Audrey Laurin-Lamothe (UQAM) signe pour sa part un article intitulé Les implications de la corporation du Canadien de Montréal pour la société québécoise. Dans cet article qui aurait profité d'une révision plus rigoureuse, l'auteure retrace surtout l'histoire du Canadien comme contrôleur de l'offre et de la demande dans le marché, avant que le repêchage universel (1970) ne remplace le système des clubs-écoles mis sur pied par Frank Selke et exploité à sa limite par Sam Pollock. Le Canadien jouit-il encore, comme le laisse entendre l'auteure, d'une position privilégiée dans ce nouveau «système de régulation néolibéral»? Pas clair...

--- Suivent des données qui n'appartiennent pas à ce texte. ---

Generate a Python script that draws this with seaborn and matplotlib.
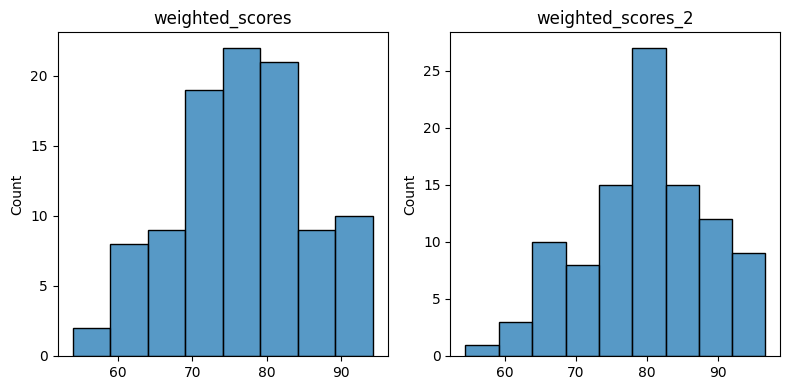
import numpy as np
import pandas as pd
import matplotlib
matplotlib.use("Agg")
import matplotlib.pyplot as plt
import seaborn as sns

# histogram 1: weighted_scores
edges_1 = [53.85, 58.9, 64.0, 69.05, 74.1, 79.15, 84.2, 89.25, 94.3]
counts_1 = [2, 8, 9, 19, 22, 21, 9, 10]

# histogram 2: weighted_scores_2
edges_2 = [54.5, 59.2, 63.9, 68.6, 73.2, 77.9, 82.6, 87.3, 91.95, 96.6]
counts_2 = [1, 3, 10, 8, 15, 27, 15, 12, 9]


def centers(edges):
    e = np.asarray(edges)
    return (e[:-1] + e[1:]) / 2


fig, axes = plt.subplots(1, 2, figsize=(7.89, 3.9), dpi=100)

sns.histplot(x=centers(edges_1), weights=counts_1, bins=edges_1, ax=axes[0])
axes[0].set_title("weighted_scores")
axes[0].set_ylabel("Count")

sns.histplot(x=centers(edges_2), weights=counts_2, bins=edges_2, ax=axes[1])
axes[1].set_title("weighted_scores_2")
axes[1].set_ylabel("Count")

fig.subplots_adjust(left=0.0729, right=0.9892, bottom=0.0872, top=0.9167, wspace=0.19)
plt.savefig("out.png", dpi=100)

Dans le dernier des sept chapitres d'Une légende repensée où il ne cite jamais le Canadien, Alain Deneault, lui, semble plutôt opter pour «Une légende à détruire»... Dans Du pain et des jeux: lire le Juvénal à Montréal, un article, le style nous le suggère, destiné à un public restreint, l'auteur de Noir Canada écrit: «Une population francophone d'Amérique plus perdue que jamais quant au statut que lui confère l'histoire se voit dans la ville applaudir des nantis du show-biz sportif qui auraient peine à expliquer eux-mêmes pourquoi ils se trouvent à performer là plutôt qu'ailleurs.»

La ville va encore «se réveiller hockey» demain tandis que les tenants d'une autre raison continueront de chercher «la signification politique de cris de ralliement infantiles». La ville est O.K.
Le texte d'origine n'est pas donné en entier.